*What you should do*: Your task is to reproduce, verbatim and without pictures, the lines from the opening of the listing through the line containing "0.295, 0.01, 0.01];".

*Records provided*:
%%
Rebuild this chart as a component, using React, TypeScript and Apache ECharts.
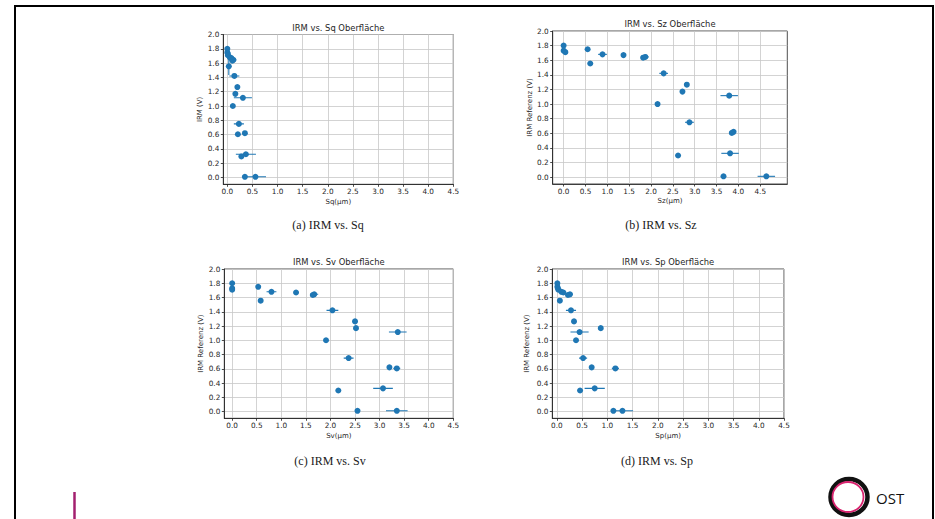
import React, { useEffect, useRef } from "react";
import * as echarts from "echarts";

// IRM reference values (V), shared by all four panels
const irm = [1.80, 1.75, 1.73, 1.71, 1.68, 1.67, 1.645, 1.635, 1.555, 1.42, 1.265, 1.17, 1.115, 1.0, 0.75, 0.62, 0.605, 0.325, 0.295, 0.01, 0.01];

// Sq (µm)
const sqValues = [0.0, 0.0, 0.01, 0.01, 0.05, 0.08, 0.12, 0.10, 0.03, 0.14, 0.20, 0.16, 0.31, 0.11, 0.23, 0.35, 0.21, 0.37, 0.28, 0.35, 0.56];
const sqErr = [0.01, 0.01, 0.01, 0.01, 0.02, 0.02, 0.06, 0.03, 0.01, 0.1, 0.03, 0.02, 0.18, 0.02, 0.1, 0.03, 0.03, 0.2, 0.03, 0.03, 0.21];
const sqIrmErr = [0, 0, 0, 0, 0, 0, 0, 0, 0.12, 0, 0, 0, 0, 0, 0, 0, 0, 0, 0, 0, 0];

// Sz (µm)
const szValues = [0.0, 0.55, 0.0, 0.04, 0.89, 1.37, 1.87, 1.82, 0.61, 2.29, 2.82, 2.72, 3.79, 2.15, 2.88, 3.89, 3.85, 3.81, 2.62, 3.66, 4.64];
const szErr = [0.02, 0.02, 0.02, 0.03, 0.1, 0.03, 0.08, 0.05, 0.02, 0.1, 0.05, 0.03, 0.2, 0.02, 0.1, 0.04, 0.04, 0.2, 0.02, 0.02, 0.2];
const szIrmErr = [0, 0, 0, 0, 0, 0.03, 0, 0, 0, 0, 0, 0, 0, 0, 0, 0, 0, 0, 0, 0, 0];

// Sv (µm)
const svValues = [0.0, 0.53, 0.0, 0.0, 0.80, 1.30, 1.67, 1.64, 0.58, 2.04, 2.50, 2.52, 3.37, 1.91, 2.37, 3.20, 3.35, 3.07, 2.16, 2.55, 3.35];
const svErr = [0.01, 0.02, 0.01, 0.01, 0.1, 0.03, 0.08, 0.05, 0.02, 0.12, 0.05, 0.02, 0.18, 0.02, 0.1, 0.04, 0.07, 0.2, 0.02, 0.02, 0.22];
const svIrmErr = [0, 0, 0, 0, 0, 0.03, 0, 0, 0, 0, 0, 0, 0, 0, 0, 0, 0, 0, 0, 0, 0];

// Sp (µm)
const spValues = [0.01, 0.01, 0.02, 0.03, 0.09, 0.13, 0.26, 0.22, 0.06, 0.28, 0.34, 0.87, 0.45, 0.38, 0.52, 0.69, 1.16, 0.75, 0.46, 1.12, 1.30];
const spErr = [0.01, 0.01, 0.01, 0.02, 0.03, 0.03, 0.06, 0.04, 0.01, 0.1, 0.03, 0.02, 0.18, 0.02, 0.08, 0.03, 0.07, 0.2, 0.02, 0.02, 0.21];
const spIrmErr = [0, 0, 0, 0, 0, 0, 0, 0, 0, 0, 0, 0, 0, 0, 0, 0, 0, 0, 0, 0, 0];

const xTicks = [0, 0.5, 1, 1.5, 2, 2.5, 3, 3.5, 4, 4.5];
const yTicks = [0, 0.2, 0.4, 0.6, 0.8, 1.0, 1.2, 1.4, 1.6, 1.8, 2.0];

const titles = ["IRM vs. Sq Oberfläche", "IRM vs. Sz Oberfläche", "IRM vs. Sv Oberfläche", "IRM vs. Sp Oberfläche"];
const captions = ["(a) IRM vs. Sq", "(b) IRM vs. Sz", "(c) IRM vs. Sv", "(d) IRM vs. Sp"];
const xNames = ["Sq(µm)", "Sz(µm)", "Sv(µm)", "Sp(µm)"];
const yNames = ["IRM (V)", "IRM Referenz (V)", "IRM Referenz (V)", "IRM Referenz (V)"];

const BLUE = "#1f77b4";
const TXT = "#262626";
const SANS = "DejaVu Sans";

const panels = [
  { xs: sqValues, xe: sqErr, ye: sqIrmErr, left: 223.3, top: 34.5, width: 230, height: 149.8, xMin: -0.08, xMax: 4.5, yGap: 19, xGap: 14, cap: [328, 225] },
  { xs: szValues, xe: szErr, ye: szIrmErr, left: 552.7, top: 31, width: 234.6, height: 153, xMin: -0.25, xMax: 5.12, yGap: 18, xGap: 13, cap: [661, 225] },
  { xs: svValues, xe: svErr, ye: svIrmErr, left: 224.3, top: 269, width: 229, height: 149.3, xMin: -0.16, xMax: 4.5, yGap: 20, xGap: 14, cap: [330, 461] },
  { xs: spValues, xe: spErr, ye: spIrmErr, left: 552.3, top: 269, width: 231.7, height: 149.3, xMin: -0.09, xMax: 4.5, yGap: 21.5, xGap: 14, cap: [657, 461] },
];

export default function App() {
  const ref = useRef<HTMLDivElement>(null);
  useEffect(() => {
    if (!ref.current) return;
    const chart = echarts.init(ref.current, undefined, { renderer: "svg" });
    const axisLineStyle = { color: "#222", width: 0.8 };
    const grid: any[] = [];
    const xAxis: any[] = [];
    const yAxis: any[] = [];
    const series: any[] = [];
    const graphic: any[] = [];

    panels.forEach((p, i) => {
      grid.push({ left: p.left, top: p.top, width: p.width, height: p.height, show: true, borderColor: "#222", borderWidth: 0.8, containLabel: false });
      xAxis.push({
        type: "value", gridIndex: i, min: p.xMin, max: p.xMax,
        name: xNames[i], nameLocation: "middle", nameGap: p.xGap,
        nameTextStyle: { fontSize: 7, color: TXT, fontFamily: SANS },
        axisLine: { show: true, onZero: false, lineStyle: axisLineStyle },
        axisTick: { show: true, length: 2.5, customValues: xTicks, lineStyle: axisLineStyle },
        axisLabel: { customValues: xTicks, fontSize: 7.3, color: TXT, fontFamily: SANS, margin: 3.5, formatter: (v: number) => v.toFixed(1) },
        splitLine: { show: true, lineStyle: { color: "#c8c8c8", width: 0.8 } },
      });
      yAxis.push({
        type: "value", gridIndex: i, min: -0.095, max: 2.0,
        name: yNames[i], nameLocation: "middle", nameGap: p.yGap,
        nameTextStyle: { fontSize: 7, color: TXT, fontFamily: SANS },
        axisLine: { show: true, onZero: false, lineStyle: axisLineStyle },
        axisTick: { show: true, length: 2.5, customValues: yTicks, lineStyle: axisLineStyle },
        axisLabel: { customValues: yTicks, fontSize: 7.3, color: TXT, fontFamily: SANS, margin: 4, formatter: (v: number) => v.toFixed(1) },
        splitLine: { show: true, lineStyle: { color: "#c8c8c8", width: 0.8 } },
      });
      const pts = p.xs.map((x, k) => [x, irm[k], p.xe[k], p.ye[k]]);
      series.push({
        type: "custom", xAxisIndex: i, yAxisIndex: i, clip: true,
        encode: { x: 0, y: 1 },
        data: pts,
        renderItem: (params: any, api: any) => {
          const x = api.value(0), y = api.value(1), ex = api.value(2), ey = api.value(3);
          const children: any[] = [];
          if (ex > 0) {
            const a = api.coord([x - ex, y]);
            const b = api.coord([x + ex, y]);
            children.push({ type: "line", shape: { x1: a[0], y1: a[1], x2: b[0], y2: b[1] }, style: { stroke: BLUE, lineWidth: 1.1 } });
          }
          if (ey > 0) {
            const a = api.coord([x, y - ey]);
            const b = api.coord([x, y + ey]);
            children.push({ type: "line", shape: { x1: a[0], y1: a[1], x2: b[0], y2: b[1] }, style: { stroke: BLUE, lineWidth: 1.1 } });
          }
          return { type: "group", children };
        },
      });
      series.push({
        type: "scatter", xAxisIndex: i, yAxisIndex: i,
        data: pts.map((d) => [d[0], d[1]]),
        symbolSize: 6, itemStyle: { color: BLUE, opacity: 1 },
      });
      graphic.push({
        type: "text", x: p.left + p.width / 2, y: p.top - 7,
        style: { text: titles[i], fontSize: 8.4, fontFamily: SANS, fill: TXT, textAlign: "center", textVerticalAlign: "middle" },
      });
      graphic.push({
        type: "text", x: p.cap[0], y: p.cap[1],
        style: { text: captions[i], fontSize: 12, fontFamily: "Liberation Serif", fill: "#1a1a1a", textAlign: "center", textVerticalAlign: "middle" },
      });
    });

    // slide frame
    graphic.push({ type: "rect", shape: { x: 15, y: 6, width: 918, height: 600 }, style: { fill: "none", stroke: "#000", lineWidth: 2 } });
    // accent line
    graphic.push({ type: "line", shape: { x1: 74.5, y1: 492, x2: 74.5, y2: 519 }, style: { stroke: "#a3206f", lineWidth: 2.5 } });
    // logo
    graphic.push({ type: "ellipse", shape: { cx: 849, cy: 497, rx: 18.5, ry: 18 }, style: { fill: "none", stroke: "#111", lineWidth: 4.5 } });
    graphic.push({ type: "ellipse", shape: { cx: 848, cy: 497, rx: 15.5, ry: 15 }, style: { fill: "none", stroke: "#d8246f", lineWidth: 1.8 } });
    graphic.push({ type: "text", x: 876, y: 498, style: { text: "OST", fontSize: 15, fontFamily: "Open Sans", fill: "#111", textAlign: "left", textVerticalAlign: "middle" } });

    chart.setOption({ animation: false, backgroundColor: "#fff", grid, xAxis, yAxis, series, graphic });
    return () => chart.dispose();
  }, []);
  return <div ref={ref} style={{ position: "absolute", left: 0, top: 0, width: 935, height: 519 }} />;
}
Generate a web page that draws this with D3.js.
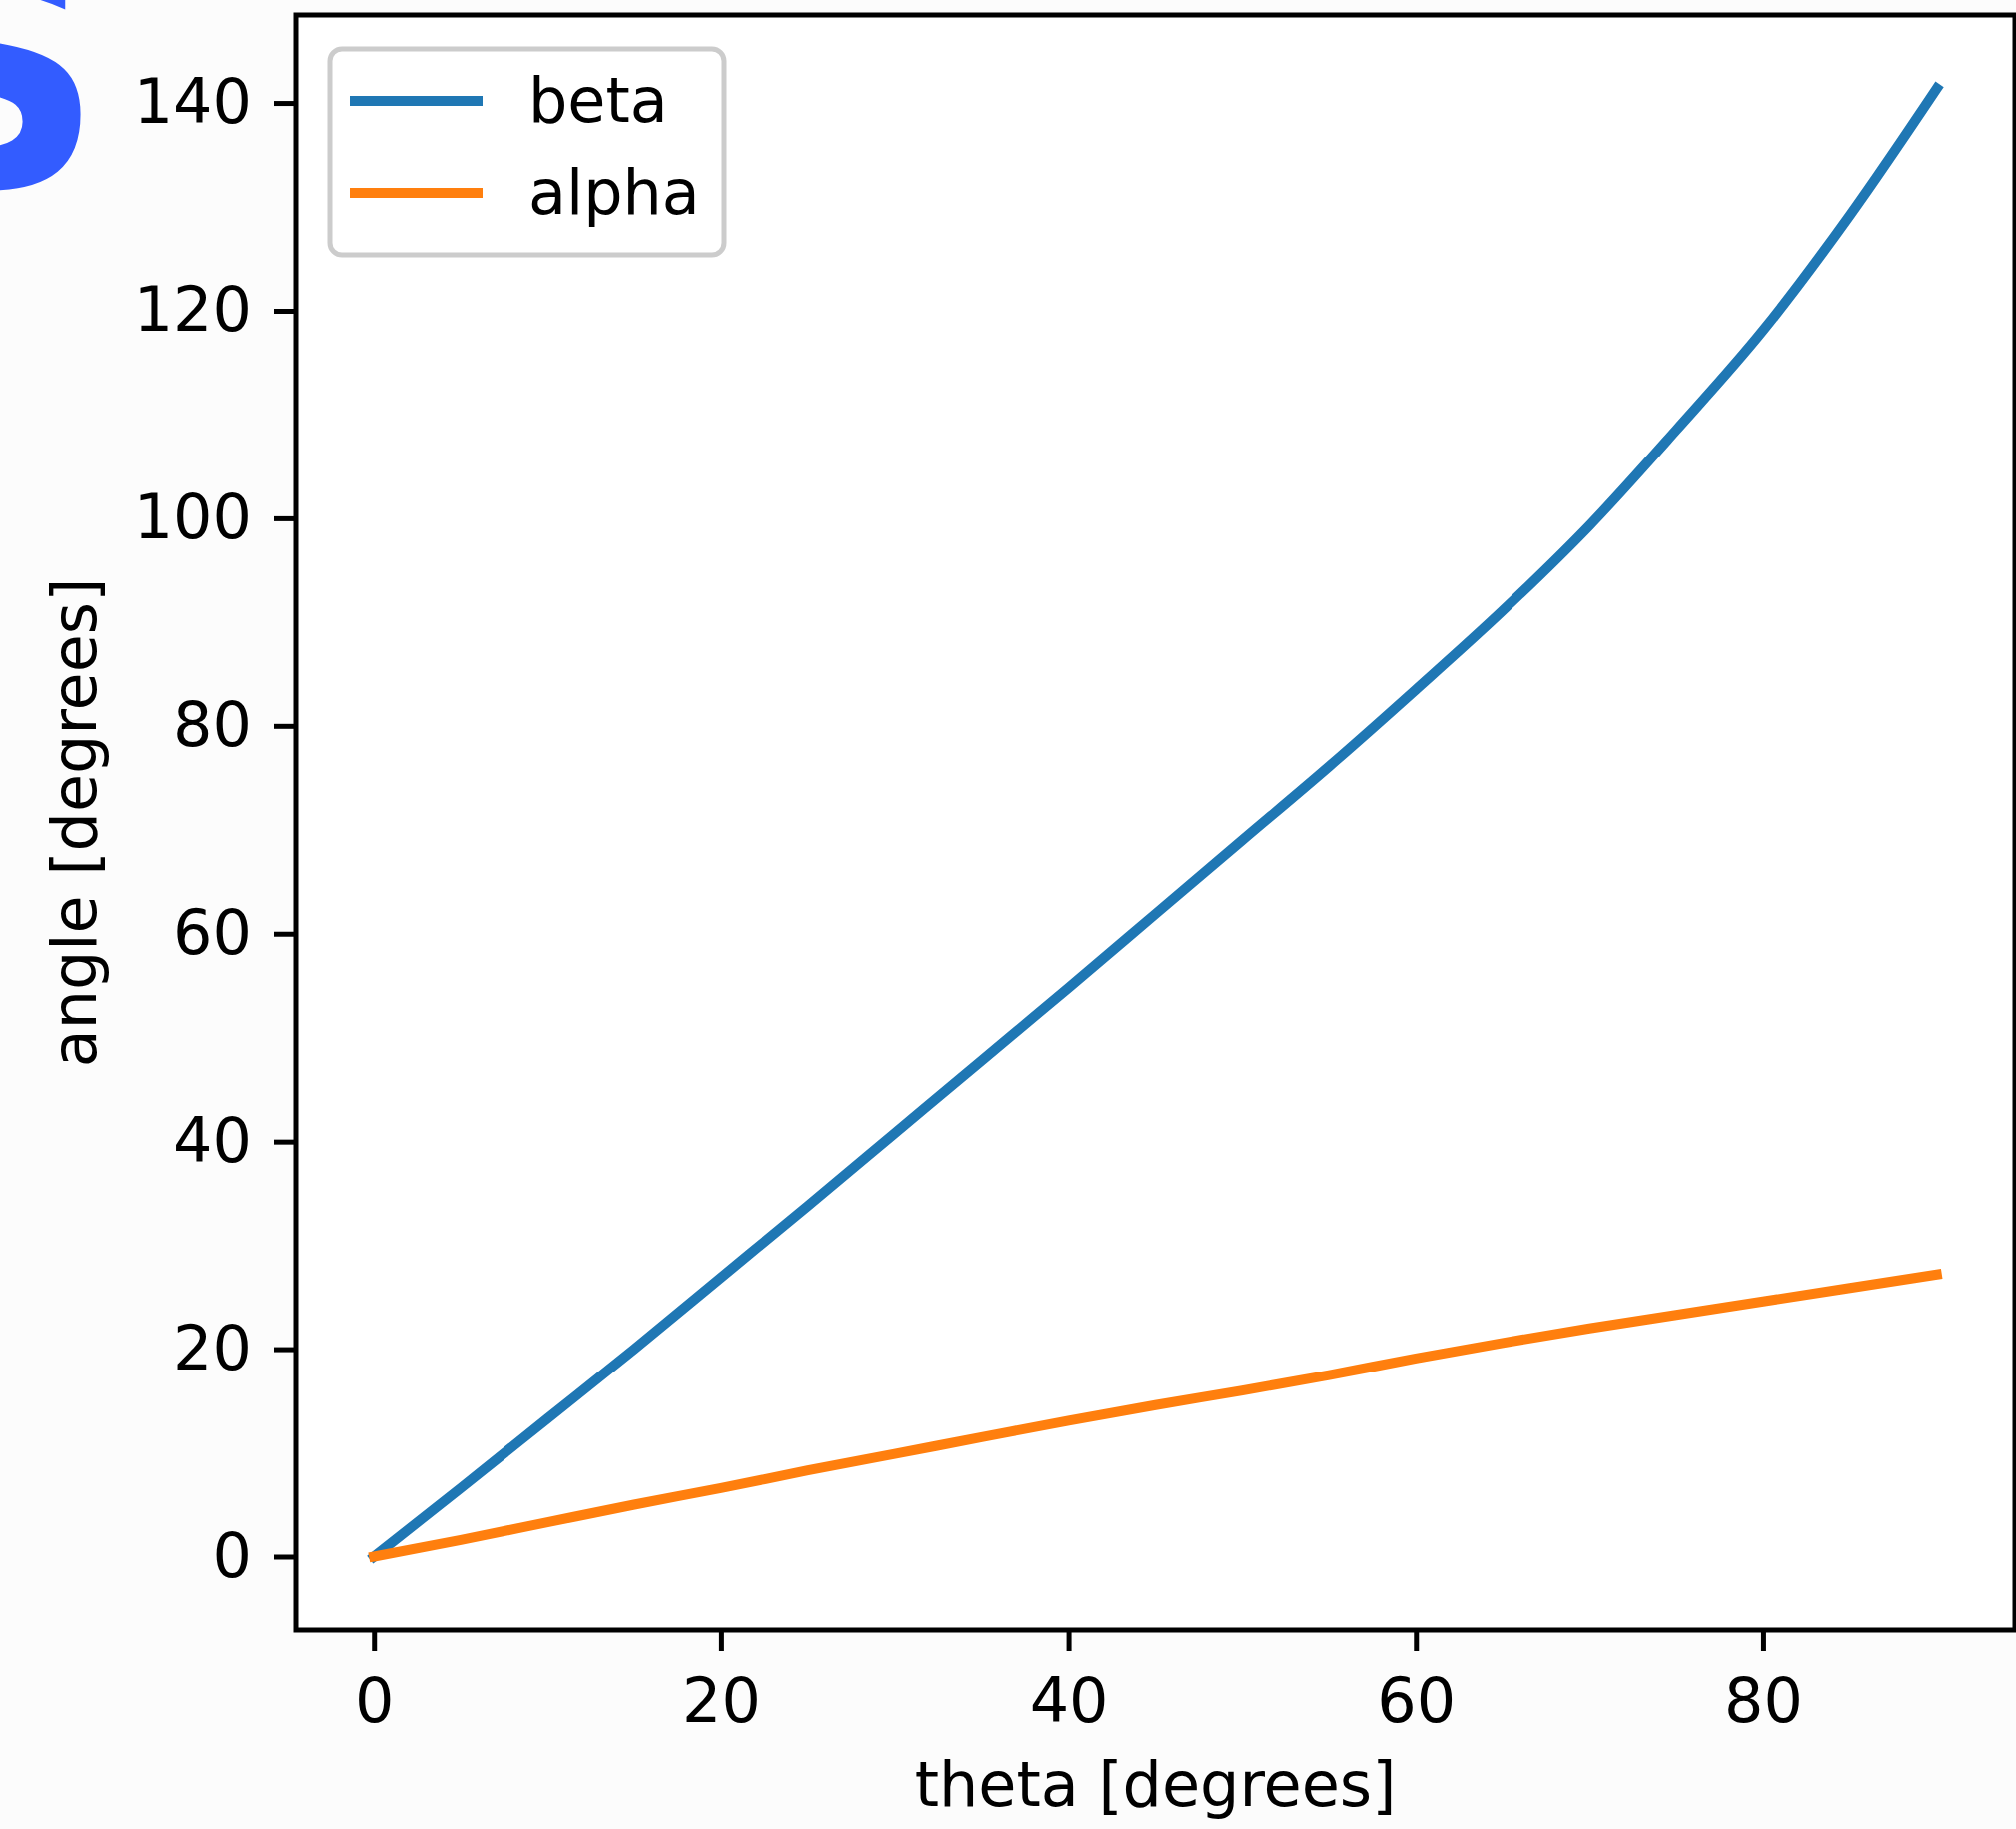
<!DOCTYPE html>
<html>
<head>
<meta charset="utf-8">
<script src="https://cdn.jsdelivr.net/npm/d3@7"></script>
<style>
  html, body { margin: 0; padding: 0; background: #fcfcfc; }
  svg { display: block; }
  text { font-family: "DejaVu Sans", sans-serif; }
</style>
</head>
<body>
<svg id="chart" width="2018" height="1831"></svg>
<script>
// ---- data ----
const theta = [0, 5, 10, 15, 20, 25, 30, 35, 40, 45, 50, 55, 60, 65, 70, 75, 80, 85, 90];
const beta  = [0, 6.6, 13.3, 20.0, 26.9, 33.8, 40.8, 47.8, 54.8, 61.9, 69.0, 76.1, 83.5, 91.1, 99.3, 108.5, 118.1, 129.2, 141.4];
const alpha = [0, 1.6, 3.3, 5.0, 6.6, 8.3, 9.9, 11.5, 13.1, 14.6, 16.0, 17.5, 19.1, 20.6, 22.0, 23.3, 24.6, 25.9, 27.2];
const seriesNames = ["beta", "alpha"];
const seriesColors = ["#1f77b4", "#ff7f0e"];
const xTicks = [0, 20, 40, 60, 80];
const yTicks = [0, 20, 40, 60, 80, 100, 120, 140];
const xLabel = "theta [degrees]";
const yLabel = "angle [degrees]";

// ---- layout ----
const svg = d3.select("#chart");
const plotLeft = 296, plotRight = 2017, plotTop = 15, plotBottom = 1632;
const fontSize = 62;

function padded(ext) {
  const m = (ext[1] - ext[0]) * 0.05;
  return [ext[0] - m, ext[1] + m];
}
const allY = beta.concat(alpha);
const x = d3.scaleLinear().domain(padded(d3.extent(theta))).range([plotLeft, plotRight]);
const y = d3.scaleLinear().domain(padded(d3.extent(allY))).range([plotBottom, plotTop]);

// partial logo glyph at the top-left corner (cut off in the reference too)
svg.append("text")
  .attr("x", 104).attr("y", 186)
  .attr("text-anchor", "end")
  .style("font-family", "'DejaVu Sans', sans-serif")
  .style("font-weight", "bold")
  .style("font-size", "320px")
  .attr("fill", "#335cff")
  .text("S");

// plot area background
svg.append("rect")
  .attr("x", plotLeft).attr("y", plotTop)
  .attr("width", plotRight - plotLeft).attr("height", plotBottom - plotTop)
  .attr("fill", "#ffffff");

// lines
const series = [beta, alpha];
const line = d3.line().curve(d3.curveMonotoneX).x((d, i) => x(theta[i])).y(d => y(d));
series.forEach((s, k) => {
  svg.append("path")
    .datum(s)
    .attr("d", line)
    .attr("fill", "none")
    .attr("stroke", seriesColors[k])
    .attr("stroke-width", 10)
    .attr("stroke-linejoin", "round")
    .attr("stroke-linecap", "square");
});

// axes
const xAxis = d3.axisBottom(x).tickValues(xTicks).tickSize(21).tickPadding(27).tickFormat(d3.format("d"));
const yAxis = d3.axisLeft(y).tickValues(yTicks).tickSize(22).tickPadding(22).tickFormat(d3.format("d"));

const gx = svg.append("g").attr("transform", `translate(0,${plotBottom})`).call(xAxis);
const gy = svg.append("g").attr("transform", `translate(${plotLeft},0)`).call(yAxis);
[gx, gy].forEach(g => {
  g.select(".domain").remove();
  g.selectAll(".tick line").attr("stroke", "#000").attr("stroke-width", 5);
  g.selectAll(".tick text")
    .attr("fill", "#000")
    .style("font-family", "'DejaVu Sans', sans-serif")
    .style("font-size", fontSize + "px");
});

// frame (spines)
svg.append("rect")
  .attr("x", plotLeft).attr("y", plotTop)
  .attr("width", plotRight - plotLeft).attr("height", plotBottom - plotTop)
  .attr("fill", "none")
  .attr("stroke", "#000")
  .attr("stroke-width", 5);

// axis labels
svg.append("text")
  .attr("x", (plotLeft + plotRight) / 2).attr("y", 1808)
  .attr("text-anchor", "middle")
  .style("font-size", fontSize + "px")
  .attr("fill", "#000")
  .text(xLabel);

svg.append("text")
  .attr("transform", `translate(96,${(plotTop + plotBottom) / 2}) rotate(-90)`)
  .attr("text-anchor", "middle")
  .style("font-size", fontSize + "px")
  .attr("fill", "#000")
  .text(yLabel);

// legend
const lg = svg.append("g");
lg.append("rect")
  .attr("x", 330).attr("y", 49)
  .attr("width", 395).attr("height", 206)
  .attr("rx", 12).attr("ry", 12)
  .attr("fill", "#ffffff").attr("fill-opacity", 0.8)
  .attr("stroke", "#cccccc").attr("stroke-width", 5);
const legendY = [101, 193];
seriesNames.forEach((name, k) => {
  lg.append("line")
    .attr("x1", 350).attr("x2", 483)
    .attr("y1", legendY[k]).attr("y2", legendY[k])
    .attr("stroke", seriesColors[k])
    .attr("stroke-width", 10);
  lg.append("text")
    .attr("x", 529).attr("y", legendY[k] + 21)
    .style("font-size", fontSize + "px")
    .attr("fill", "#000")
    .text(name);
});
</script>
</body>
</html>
%%
*Finished answer*:
Rebuild this chart as a component, using React, TypeScript and Apache ECharts.
import React, { useEffect, useRef } from "react";
import * as echarts from "echarts";

// IRM reference values (V), shared by all four panels
const irm = [1.80, 1.75, 1.73, 1.71, 1.68, 1.67, 1.645, 1.635, 1.555, 1.42, 1.265, 1.17, 1.115, 1.0, 0.75, 0.62, 0.605, 0.325, 0.295, 0.01, 0.01];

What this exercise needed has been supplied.